The US Congressmen are trying to ramp down the tension in the Karabakh conflict zone, according to U.S. House Foreign Affairs Committee Chairman Ed Royce.
He expressed confidence that it is necessary to deploy sensors on the Armenian-Azerbaijani border and along the line of contact of the Nagorno-Karabakh and Azerbaijani troops and to withdraw the snipers in order to ensure peace and stop the violence. Ed Royce thinks that the implementation of these conditions will stabilize the situation.
To note, last week the U.S. House Foreign Affairs Committee held a private discussion on the Karabakh conflict with participation of James Warlick, US Co-Chair of the OSCE Minsk Group.
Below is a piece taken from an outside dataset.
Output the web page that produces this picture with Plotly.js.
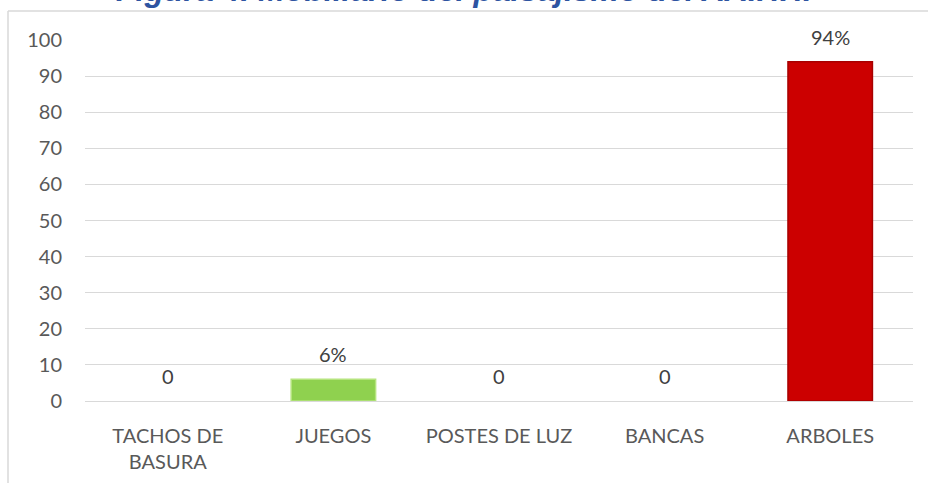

On December 16, the US State Department has officially welcomed the proposals by U.S. House Foreign Affairs Committee Chairman Ed Royce (R- CA), Ranking Democrat Eliot Engel (D-NY) and more than 80 of their House colleagues to check Azerbaijan's escalating aggression. In the State Department response to the Royce-Engel letter, Assistant Secretary for Legislative Affairs Julia Frifield explained: "The United States supports proposals to withdraw snipers, expand OSCE's role via an OSCE investigation mechanism and deploy sensors along the line of contact and the Armenia-Azerbaijan international border. [...] Without a mechanism to verify ceasefire allegations, or sensors to pinpoint the location of gunfire, it is difficult for the Co-chairs to make specific accusations against one side's use of force." At the December 9th Capitol Hill celebration of Karabakh freedom, Chairman Royce condemned Azerbaijan's attacks and urged concrete international action to ramp down regional violence.